The Midland XTC-100 VP2 is the ease of use champ in this group and it takes decent quality video but it’s SD only.
It tended to overexpose in bright sun in our comparison and it has some lens flare and fairly extreme barrel distortion in some situations.
It comes with a nice array of mounts, but they work only in the vertical plane.
The camera also has a metal tripod mount and a waterproof housing is optional, but available.
This is probably the best camera in this group for “motorcycle video newbies” and for mounting on a helmet.
If Midland can make a 720p version in the same package without raising the price too much, they may have a chance at owning the low end of the HD market for sure.
Midland XTC 100 Specifications
Midland is probably best known for its radios and motorcycle intercoms like the Midland BT-2 (review). The Midland XTC100VP2 has been available for about a year but we just discovered it recently.
This is an SD only video camera, with 640×480 VGA resolution at a standard 30FPS (Frames Per Second) display rate.
The files are saved in the .AVI format. The video quality is decent, but certainly not up to the average HD standard, even at 720p.
The camera is relatively petite at 86 grams (3.0 oz.) with batteries and the MicroSD card installed. It measures approximately 85 mm long by 26 mm wide by 40 mm tall.
The Midland XTC is fairly inexpensive and it can be found for about $85.00 in the webBikeWorld Amazon.com store. It comes with a few good quality mounts that are suited for helmet use, although mounting a video camera on a helmet can be problematic.
The two mounts that come with the camera move in the vertical plane only and the camera has a vertical orientation, so mounting on the side of a helmet or motorcycle works best.
Optional mounts are available and the Midland XTC does have a threated metal tripod mount, which is always helpful.
The mounts slide into two thin slots on either side of the camera, but overall the system feels a bit weak. Also, on the battery side, the slots are built into the battery door, which seems destined for problems.

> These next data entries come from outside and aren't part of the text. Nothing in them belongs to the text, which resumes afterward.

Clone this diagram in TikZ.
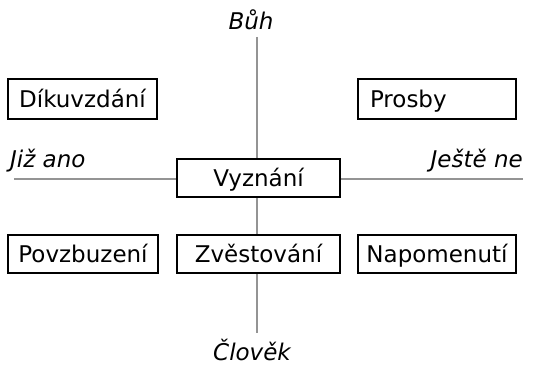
\documentclass[tikz,border=0pt]{standalone}
\usepackage{fontspec}
\setmainfont{DejaVu Sans}
\begin{document}
\begin{tikzpicture}[x=1pt,y=-1pt,
  box/.style={draw=black,line width=1.4pt,fill=white,inner sep=0pt,minimum height=38pt,text height=17pt,text depth=0pt,font=\fontsize{23}{27}\selectfont},
  axis/.style={draw=black!42,line width=2.4pt},
  lbl/.style={inner sep=0pt,font=\fontsize{23}{27}\selectfont\itshape}]
\useasboundingbox (0,0) rectangle (539,366);
\coordinate (top) at (257,37);
\coordinate (bot) at (257,333);
\coordinate (lft) at (14,179);
\coordinate (rgt) at (523,179);
\draw[axis] (top) -- (bot);
\draw[axis] (lft) -- (rgt);
\node[box,minimum width=149pt,minimum height=40pt] (dik) at (82.5,99) {Díkuvzdání};
\node[box,minimum width=158pt,minimum height=40pt] (pro) at (437,99) {\makebox[134pt][l]{Prosby}};
\node[box,minimum width=163pt] (vyz) at (258.5,178) {Vyznání};
\node[box,minimum width=163pt] (zve) at (258.5,254) {Zvěstování};
\node[box,minimum width=150pt] (pov) at (83,254) {Povzbuzení};
\node[box,minimum width=158pt] (nap) at (437,254) {Napomenutí};
\node[lbl,anchor=base] (buh) at (251,30) {Bůh};
\node[lbl,anchor=base] (clo) at (252,361) {Člověk};
\node[lbl,anchor=base west] (jiz) at (10,168) {Již ano};
\node[lbl,anchor=base east] (jes) at (523,168) {Ještě ne};
\end{tikzpicture}
\end{document}
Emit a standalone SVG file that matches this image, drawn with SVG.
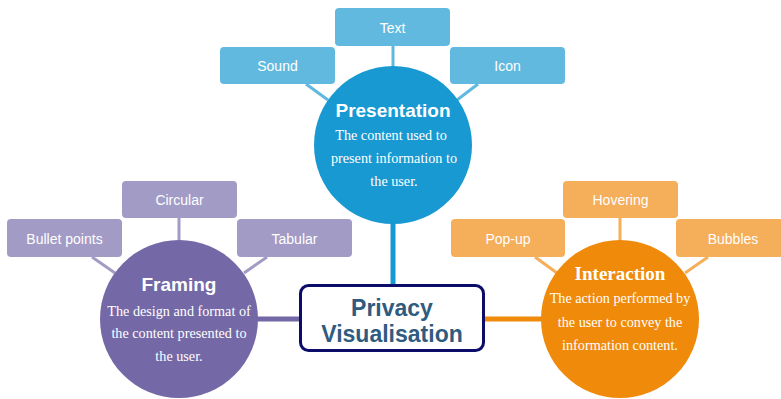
<svg xmlns="http://www.w3.org/2000/svg" width="781" height="399" viewBox="0 0 781 399">
<style>
.lbl{font-family:"Liberation Sans",Arial,sans-serif;font-size:14px;fill:#fff;text-anchor:middle}
.ttl{font-family:"Liberation Sans",Arial,sans-serif;font-size:19px;font-weight:bold;fill:#fff;text-anchor:middle}
.ttls{font-family:"Liberation Serif","Times New Roman",serif;font-size:19px;font-weight:bold;fill:#fff;text-anchor:middle}
.desc{font-family:"Liberation Serif","Times New Roman",serif;font-size:14.2px;fill:#fff;text-anchor:middle}
.main{font-family:"Liberation Sans",Arial,sans-serif;font-size:23px;font-weight:bold;fill:#2f5b80;text-anchor:middle}
.bl{fill:#62b9e0}.pl{fill:#a29bc6}.ol{fill:#f5ae5a}
</style>
<rect width="781" height="399" fill="#fff"/>
<g id="connectors" fill="none">
  <g stroke="#62b9e0" stroke-width="3">
    <line x1="393" y1="46" x2="393" y2="68"/>
    <line x1="306" y1="84" x2="328" y2="100"/>
    <line x1="478" y1="84" x2="457" y2="100"/>
  </g>
  <g stroke="#a29bc6" stroke-width="3">
    <line x1="179" y1="218" x2="179" y2="242"/>
    <line x1="92" y1="257" x2="115" y2="273"/>
    <line x1="267" y1="257" x2="244" y2="273"/>
  </g>
  <g stroke="#f5ae5a" stroke-width="3">
    <line x1="620" y1="218" x2="620" y2="242"/>
    <line x1="535" y1="257" x2="557" y2="273"/>
    <line x1="708" y1="257" x2="685" y2="273"/>
  </g>
  <line x1="393" y1="222" x2="393" y2="285" stroke="#1899d2" stroke-width="5"/>
  <line x1="256" y1="319" x2="300" y2="319" stroke="#7469a6" stroke-width="5"/>
  <line x1="484" y1="319" x2="544" y2="319" stroke="#f08a0a" stroke-width="5"/>
</g>
<g id="text-box"><rect class="bl" x="335" y="8" width="115" height="38" rx="4"/><text class="lbl" x="392.5" y="33">Text</text></g>
<g id="sound"><rect class="bl" x="220" y="47" width="115" height="37" rx="4"/><text class="lbl" x="277.5" y="71">Sound</text></g>
<g id="icon"><rect class="bl" x="450" y="47" width="115" height="37" rx="4"/><text class="lbl" x="507.5" y="71">Icon</text></g>
<g id="presentation">
  <circle cx="393" cy="145" r="79" fill="#1899d2"/>
  <text class="ttl" x="393" y="117">Presentation</text>
  <text class="desc" x="391" y="140">The content used to</text>
  <text class="desc" x="394" y="163">present information to</text>
  <text class="desc" x="394" y="186">the user.</text>
</g>
<g id="circular"><rect class="pl" x="122" y="181" width="115" height="37" rx="4"/><text class="lbl" x="179.5" y="205">Circular</text></g>
<g id="bullet-points"><rect class="pl" x="7" y="219" width="115" height="38" rx="4"/><text class="lbl" x="64.5" y="244">Bullet points</text></g>
<g id="tabular"><rect class="pl" x="237" y="219" width="115" height="38" rx="4"/><text class="lbl" x="294.5" y="244">Tabular</text></g>
<g id="framing">
  <circle cx="179" cy="319" r="79" fill="#7469a6"/>
  <text class="ttl" x="179" y="291">Framing</text>
  <text class="desc" x="179" y="316">The design and format of</text>
  <text class="desc" x="179" y="338">the content presented to</text>
  <text class="desc" x="179" y="361">the user.</text>
</g>
<g id="hovering"><rect class="ol" x="563" y="181" width="115" height="37" rx="4"/><text class="lbl" x="620.5" y="205">Hovering</text></g>
<g id="pop-up"><rect class="ol" x="451" y="219" width="114" height="38" rx="4"/><text class="lbl" x="508" y="244">Pop-up</text></g>
<g id="bubbles"><rect class="ol" x="676" y="219" width="115" height="38" rx="4"/><text class="lbl" x="733" y="244">Bubbles</text></g>
<g id="interaction">
  <circle cx="620" cy="319" r="79" fill="#f08a0a"/>
  <text class="ttls" x="620" y="280">Interaction</text>
  <text class="desc" x="620" y="303">The action performed by</text>
  <text class="desc" x="620" y="327">the user to convey the</text>
  <text class="desc" x="620" y="350">information content.</text>
</g>
<g id="privacy-visualisation">
  <rect x="300.5" y="285.5" width="183" height="65" rx="8" fill="#fff" stroke="#0c0c6a" stroke-width="3"/>
  <text class="main" x="392" y="316">Privacy</text>
  <text class="main" x="392" y="342">Visualisation</text>
</g>
</svg>
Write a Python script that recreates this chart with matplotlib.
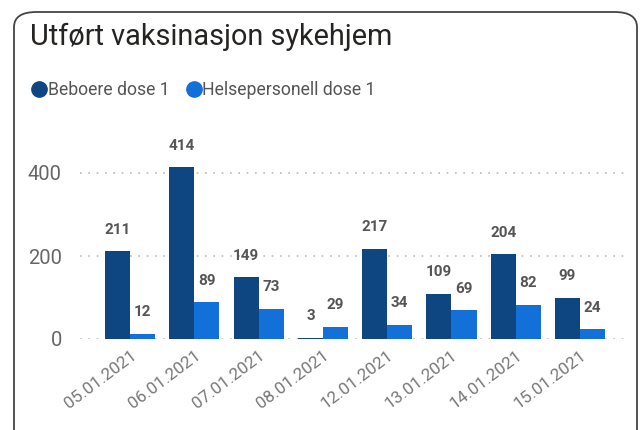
import matplotlib.pyplot as plt
import numpy as np
from matplotlib.patches import FancyBboxPatch
from matplotlib.lines import Line2D

dates = ["05.01.2021", "06.01.2021", "07.01.2021", "08.01.2021",
         "12.01.2021", "13.01.2021", "14.01.2021", "15.01.2021"]
beboere = [211, 414, 149, 3, 217, 109, 204, 99]
helse = [12, 89, 73, 29, 34, 69, 82, 24]

dark = "#0d4681"
light = "#1270d8"

plt.rcParams['font.family'] = ['Roboto', 'DejaVu Sans']

fig = plt.figure(figsize=(6.43, 4.3), dpi=100)
fig.patch.set_facecolor("white")

border = FancyBboxPatch((14 / 643, -0.05), 623 / 643, 1.05 - 12 / 430,
                        boxstyle="round,pad=0,rounding_size=0.035",
                        transform=fig.transFigure, fill=False,
                        edgecolor="#444444", linewidth=1.3)
fig.patches.append(border)

fig.text(30 / 643, 1 - 45 / 430, "Utført vaksinasjon sykehjem", fontsize=20.8,
         color="#252423", va="baseline", ha="left")

# legend
def fx(px):
    return px / 643

def fy(py):
    return 1 - py / 430

for cx, col, tx, lab in ((39, dark, 48, "Beboere dose 1"),
                         (194, light, 202, "Helsepersonell dose 1")):
    fig.add_artist(Line2D([fx(cx)], [fy(89)], marker="o", markersize=11, color=col,
                          linestyle="none", transform=fig.transFigure))
    fig.text(fx(tx), fy(95), lab, fontsize=12.7, color="#555555", va="baseline")

ax = fig.add_axes([80 / 643, 91 / 430, 545 / 643, 207.5 / 430])
x = np.arange(len(dates))
w = 0.39
b1 = ax.bar(x - w / 2, beboere, w, color=dark)
b2 = ax.bar(x + w / 2, helse, w, color=light)

for bars, vals in ((b1, beboere), (b2, helse)):
    for r, v in zip(bars, vals):
        ax.annotate(str(v), (r.get_x() + r.get_width() / 2, v), xytext=(0, 15.5),
                    textcoords="offset points", ha="center", va="center",
                    fontsize=11, color="#555555", fontweight="bold")

ax.set_xlim(-0.78, 7.7)
ax.set_ylim(0, 500)
ax.set_yticks([0, 200, 400])
ax.set_yticklabels(["0", "200", "400"], fontsize=14.5, color="#666666")
ax.set_xticks(x)
ax.set_xticklabels(dates, rotation=37, ha="right", rotation_mode="anchor",
                   fontsize=12.3, color="#777777")
ax.tick_params(length=0, axis="both", pad=6)
ax.tick_params(axis="y", pad=13)
for s in ax.spines.values():
    s.set_visible(False)
ax.yaxis.grid(True, linestyle=(0, (1, 4)), color="#bbbbbb", linewidth=1.2)
ax.set_axisbelow(True)

fig.savefig("out.png", dpi=100)
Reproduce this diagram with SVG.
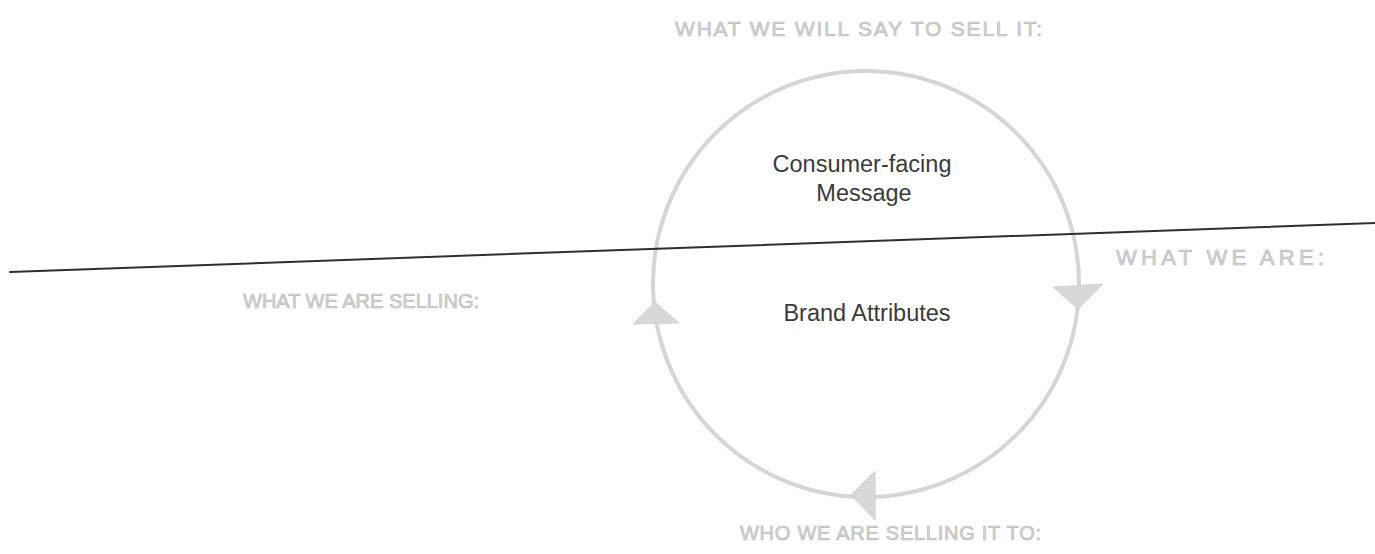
<svg xmlns="http://www.w3.org/2000/svg" width="1375" height="554" viewBox="0 0 1375 554">
  <style>
    .label { font-family: "Liberation Sans", Arial, sans-serif; fill: #d4d4d4; stroke: #bdbdbd; stroke-width: 0.7px; }
    .node-text { font-family: "Liberation Sans", Arial, sans-serif; font-size: 23.5px; fill: #3a3a3a; text-anchor: middle; }
    .cycle { fill: none; stroke: #d5d5d5; stroke-width: 4; }
    .head { fill: #d8d8d8; stroke: #cdcdcd; stroke-width: 0.8; }
    .divider { stroke: #2e2e2e; stroke-width: 2; stroke-linecap: round; }
  </style>
  <rect width="1375" height="554" fill="#ffffff"/>

  <!-- cycle loop with its three direction arrows -->
  <g id="connectors">
    <circle class="cycle" cx="866" cy="284" r="213"/>
    <polygon class="head" points="1053,287 1103,284 1078,309"/>
    <polygon class="head" points="633,324 679,323 655,302"/>
    <polygon class="head" points="851,495 875,471 875,520"/>
  </g>

  <!-- dividing line across the page -->
  <g id="divider">
    <line class="divider" x1="10" y1="272" x2="1375" y2="223"/>
  </g>

  <g id="node-message">
    <text class="node-text" x="862" y="172">Consumer-facing</text>
    <text class="node-text" x="864" y="201">Message</text>
  </g>

  <g id="node-attributes">
    <text class="node-text" x="867" y="321">Brand Attributes</text>
  </g>

  <g id="label-say">
    <text class="label" font-size="21" x="675" y="36" textLength="367" lengthAdjust="spacing">WHAT WE WILL SAY TO SELL IT:</text>
  </g>
  <g id="label-selling">
    <text class="label" font-size="20" x="243" y="308" textLength="236" lengthAdjust="spacing">WHAT WE ARE SELLING:</text>
  </g>
  <g id="label-are">
    <text class="label" font-size="22" x="1116" y="265" textLength="208" lengthAdjust="spacing">WHAT WE ARE:</text>
  </g>
  <g id="label-to">
    <text class="label" font-size="20" x="740" y="540" textLength="301" lengthAdjust="spacing">WHO WE ARE SELLING IT TO:</text>
  </g>
</svg>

The battery door really needs some serrations or rubber finger grips on it to make it easier to remove.
The camera also comes with a strap-type bar mount that we didn’t find very useful and a strap type helmet mount that we also didn’t use.
The camera body is not waterproof and an optional waterproof housing is available also.
The Midland XTC uses a MicroSD memory card but no memory is provided with the camera. The video camera runs on two AAA batteries. Two no-name AAA alkaline batteries are supplied with the camera.
A good set of Li-Ion will last about 2 hours, but they’re very expensive at around $20.00 for a pack of four.
The camcorder also comes with a black and white printed owner’s manual that, while not fancy, does a good job at describing all the features.
This is the easiest camera in the group to operate, having only a single button or slider. When the slider is pushed forward, the camera turns on and it starts recording. Push the slider back and the recording stops and the camera shuts off.
Couldn’t be easier!
It has three small LED lights; the red light is the recording light. It comes on briefly when the camera is first turned on, then it flashes while recording.
A battery light goes from green to red to blinking red to off to indicate battery life in descending order, and a MicroSD card light indicates how much space is left on the memory card.
The Midland XTC will record up to a maximum of 2GB file size and then will split the file if it’s larger.
A rubber cover in the rear of the camera hides the memory and the USB 2.0 port. We had no trouble connecting the camera to the computer and uploading the files.
The .AVI files are easily edited in Photoshop Premiere Elements 8.0 or 9.0 or Microsoft Movie Maker.
wBW Video: Four Motorcycle Video Cameras – Details
wBW Video: On-Road Comparison of Four Motorcycle Video Cameras
The pros for the Midland XTC 100 include its relatively low price; ease of use; seamless connectivity for uploading and decent (for Standard Definition) video.
It’s also relatively small and smaller is better when it comes to motorcycle video cameras. And the metal tripod mount is a definite plus.
The video seemed relatively immune to the “rolling shutter effect” during our trials
The cons include a somewhat weak-feeling battery door, basically zero waterproof integrity without the optional waterproof housing (although this isn’t that important unless you plan on taking video in the rain) and the vertical-only video capability.
There is no way to rotate the lens or mount the camera on its side without affecting the orientation of the video.
The lens exhibits some flare and extreme barrel distortion that becomes more noticeable at closer ranges. Also, since the Midland XTC does not come with memory, that must be added in as an extra cost.
The file size seems large with this video camera, at about 1GB every 15 minutes of video.
The Midland XTC100VP2 is a decent video camera but by time you add the memory and waterproof housing and maybe another mount, the price can almost double.
It would have been an excellent choice about 3-4 years ago, but the era of cheap HD is here and this camera, like just about every other SD video camera, is nearly obsolete.